▸ **Work to be completed**
Look through the material below and give the number of lines holding "this", with no other words.

▸ **Records for processing**
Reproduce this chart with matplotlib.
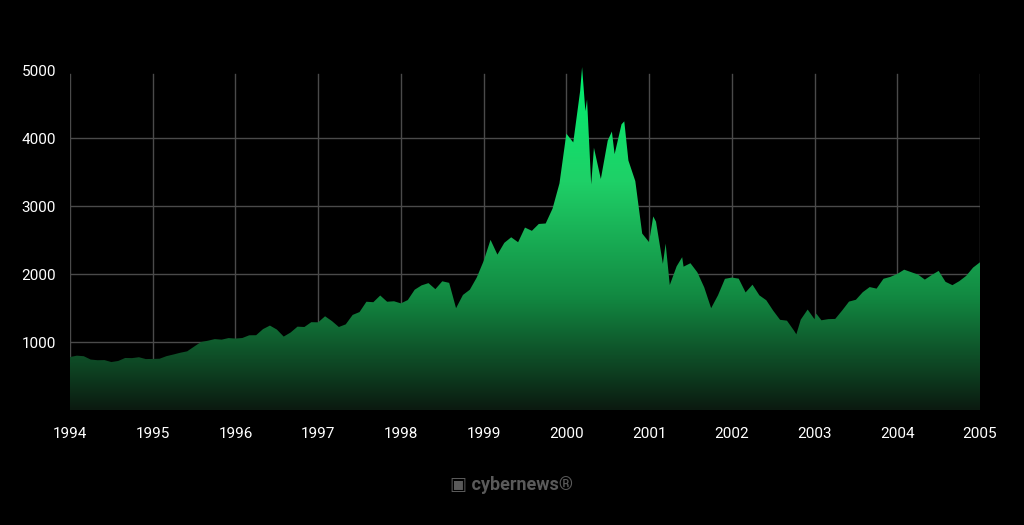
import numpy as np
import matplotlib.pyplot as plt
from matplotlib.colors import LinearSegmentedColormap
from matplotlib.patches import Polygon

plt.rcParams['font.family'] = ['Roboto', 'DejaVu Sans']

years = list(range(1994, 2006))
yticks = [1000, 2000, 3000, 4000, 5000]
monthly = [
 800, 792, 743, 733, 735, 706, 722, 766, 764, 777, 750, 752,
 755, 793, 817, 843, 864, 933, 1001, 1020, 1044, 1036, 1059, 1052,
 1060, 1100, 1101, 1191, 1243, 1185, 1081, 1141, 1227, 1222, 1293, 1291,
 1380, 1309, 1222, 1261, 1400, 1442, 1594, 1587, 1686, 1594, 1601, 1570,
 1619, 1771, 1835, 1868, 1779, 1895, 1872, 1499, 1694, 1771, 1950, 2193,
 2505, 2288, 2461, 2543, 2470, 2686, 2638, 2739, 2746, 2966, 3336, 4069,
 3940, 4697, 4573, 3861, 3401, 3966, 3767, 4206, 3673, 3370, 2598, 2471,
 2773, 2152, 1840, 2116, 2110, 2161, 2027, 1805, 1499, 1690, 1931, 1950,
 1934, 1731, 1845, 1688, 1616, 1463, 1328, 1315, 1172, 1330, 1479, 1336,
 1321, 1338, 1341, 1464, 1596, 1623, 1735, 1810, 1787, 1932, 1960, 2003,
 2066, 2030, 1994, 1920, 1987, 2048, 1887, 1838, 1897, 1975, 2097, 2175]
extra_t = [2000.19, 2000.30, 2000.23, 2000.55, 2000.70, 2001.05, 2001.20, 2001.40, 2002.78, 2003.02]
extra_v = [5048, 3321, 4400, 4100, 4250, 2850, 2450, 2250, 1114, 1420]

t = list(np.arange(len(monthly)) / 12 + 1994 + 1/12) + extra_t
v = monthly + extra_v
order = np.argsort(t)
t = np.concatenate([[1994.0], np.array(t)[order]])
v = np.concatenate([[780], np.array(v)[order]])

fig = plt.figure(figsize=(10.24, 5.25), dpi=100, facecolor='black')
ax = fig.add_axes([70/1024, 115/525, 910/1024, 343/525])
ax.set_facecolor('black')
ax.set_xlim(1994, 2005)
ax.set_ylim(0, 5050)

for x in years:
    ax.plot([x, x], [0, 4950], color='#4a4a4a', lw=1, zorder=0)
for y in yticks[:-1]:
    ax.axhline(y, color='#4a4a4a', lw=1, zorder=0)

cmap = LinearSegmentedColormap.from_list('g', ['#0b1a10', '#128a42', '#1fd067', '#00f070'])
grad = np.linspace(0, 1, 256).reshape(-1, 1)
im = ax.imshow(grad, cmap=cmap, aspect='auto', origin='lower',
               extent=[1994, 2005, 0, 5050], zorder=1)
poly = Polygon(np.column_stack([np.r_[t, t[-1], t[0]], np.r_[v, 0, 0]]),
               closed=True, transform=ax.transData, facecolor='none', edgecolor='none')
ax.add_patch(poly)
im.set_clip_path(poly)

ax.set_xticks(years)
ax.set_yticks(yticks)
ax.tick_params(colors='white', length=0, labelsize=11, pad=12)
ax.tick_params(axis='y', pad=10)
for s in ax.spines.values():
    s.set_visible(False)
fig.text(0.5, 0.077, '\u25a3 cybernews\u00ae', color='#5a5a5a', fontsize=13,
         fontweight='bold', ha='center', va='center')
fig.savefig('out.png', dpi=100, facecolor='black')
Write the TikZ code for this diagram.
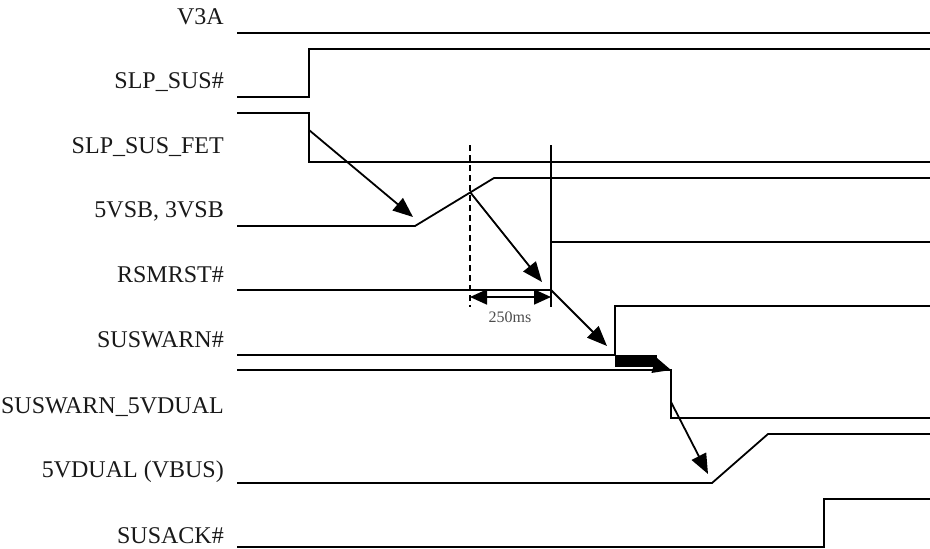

▸ **Solution below**
2